### The task:
Write out the data again exactly, skipping every picture.
**** Supplied data
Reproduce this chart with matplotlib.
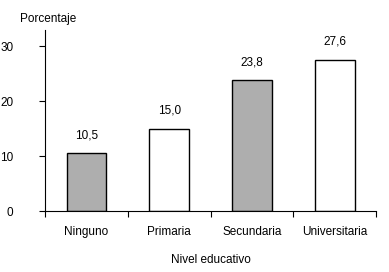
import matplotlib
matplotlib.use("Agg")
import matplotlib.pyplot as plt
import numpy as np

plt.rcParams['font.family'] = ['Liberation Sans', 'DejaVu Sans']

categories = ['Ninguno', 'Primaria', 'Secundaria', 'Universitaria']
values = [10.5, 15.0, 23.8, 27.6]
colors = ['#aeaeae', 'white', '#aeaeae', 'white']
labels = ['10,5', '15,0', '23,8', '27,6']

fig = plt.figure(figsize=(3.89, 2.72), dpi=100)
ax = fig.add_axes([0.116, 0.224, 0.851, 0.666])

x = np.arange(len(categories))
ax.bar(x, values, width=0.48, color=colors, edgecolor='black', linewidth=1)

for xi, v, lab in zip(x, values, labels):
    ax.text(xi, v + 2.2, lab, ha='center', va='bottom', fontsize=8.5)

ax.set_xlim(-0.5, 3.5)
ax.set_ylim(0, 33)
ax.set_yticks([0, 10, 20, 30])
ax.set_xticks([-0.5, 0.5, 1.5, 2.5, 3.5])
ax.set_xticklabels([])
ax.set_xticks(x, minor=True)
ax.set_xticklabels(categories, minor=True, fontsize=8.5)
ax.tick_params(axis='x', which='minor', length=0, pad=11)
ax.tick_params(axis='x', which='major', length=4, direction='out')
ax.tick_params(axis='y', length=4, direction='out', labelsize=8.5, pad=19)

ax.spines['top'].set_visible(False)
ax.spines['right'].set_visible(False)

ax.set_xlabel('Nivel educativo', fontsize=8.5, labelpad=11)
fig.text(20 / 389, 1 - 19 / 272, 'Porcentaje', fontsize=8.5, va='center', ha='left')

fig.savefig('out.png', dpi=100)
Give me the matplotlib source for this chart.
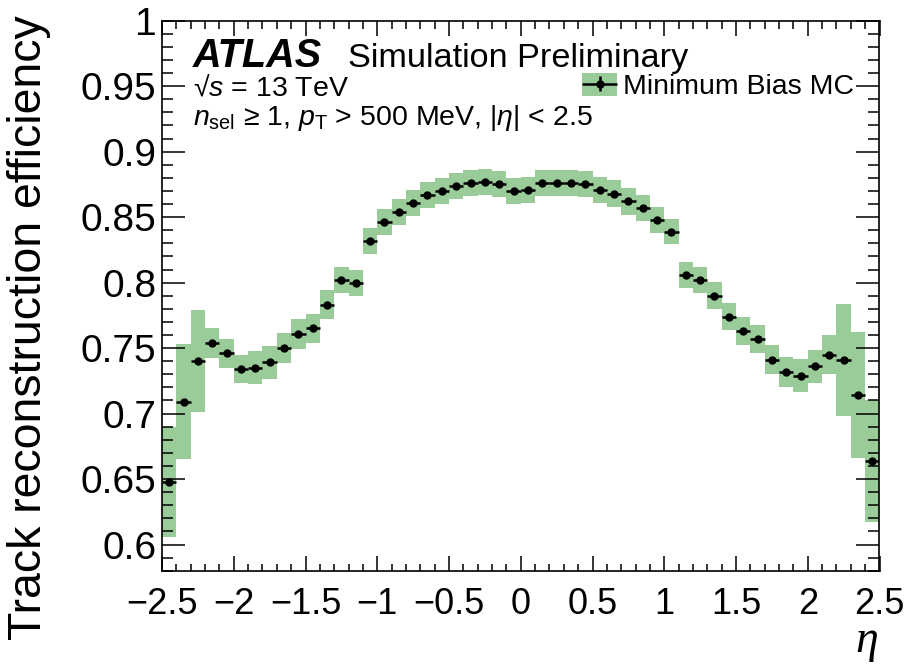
********
### Result for this task:
Reproduce this chart with matplotlib.
import matplotlib
matplotlib.use("Agg")
import matplotlib.pyplot as plt
import numpy as np

plt.rcParams['font.family'] = ['Liberation Sans', 'DejaVu Sans']

categories = ['Ninguno', 'Primaria', 'Secundaria', 'Universitaria']
values = [10.5, 15.0, 23.8, 27.6]
colors = ['#aeaeae', 'white', '#aeaeae', 'white']
labels = ['10,5', '15,0', '23,8', '27,6']

fig = plt.figure(figsize=(3.89, 2.72), dpi=100)
ax = fig.add_axes([0.116, 0.224, 0.851, 0.666])

x = np.arange(len(categories))
ax.bar(x, values, width=0.48, color=colors, edgecolor='black', linewidth=1)

for xi, v, lab in zip(x, values, labels):
    ax.text(xi, v + 2.2, lab, ha='center', va='bottom', fontsize=8.5)

ax.set_xlim(-0.5, 3.5)
ax.set_ylim(0, 33)
ax.set_yticks([0, 10, 20, 30])
ax.set_xticks([-0.5, 0.5, 1.5, 2.5, 3.5])
ax.set_xticklabels([])
ax.set_xticks(x, minor=True)
ax.set_xticklabels(categories, minor=True, fontsize=8.5)
ax.tick_params(axis='x', which='minor', length=0, pad=11)
ax.tick_params(axis='x', which='major', length=4, direction='out')
ax.tick_params(axis='y', length=4, direction='out', labelsize=8.5, pad=19)

ax.spines['top'].set_visible(False)
ax.spines['right'].set_visible(False)

ax.set_xlabel('Nivel educativo', fontsize=8.5, labelpad=11)
fig.text(20 / 389, 1 - 19 / 272, 'Porcentaje', fontsize=8.5, va='center', ha='left')

fig.savefig('out.png', dpi=100)
Give me the matplotlib source for this chart.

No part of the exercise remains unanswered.